Local sharpness and shear wave speed jump across the 660-km discontinuity

Abstract

We examine vertical component short-period teleseismic seismograms from earthquakes in the Izu-Bonin subduction zone recorded by networks in the western United States for phases associated with conversions from mantle discontinuities. The dominant phase in the stacked P coda is the result of near source S-to-P conversions from a subhorizontal discontinuity at a depth ranging from 650 km to 745 km. We previously used 88 timings of this phase, called S660P, to determine the topography of the 660-km discontinuity.

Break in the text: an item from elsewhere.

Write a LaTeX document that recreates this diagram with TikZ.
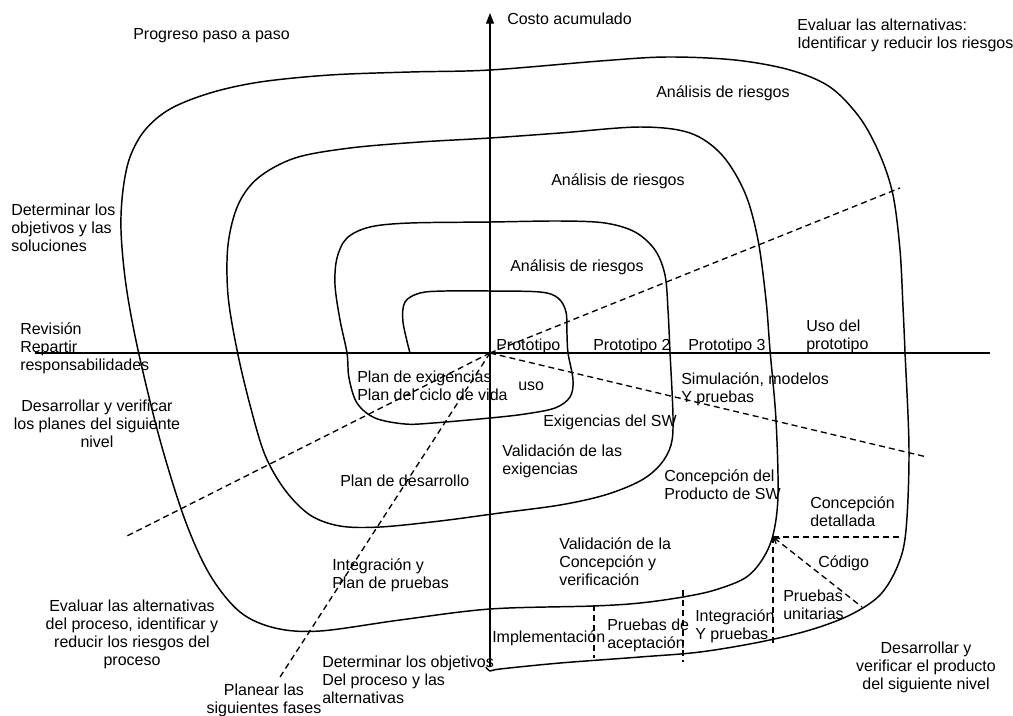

Employing the 17 best recorded S660P phases, we modeled the S660P amplitude accounting for attenuation and correcting for three-dimensional discontinuity topography. Just to the east of the Izu-Bonin subduction zone, the 660-km discontinuity is sharp (< 10 km) and the S-wave velocity contrast across the discontinuity is 0.60 ± 0.11 km s-1. This value is 60% larger than the preliminary reference Earth model (PREM) value (70% larger than in the iasp91 and ak135 models) and, unlike estimates from reflected SH waves, is independent of the estimated density contrast at 660 km. The large S-wave velocity contrast inferred here is consistent with recent mineral physics experiments and extrapolations if the mantle at 660 km depth and a few hundred kilometers east of the slab is at near normal mantle temperatures and contains between 3% and 5% cation aluminum, as expected in a pyrolitic mantle.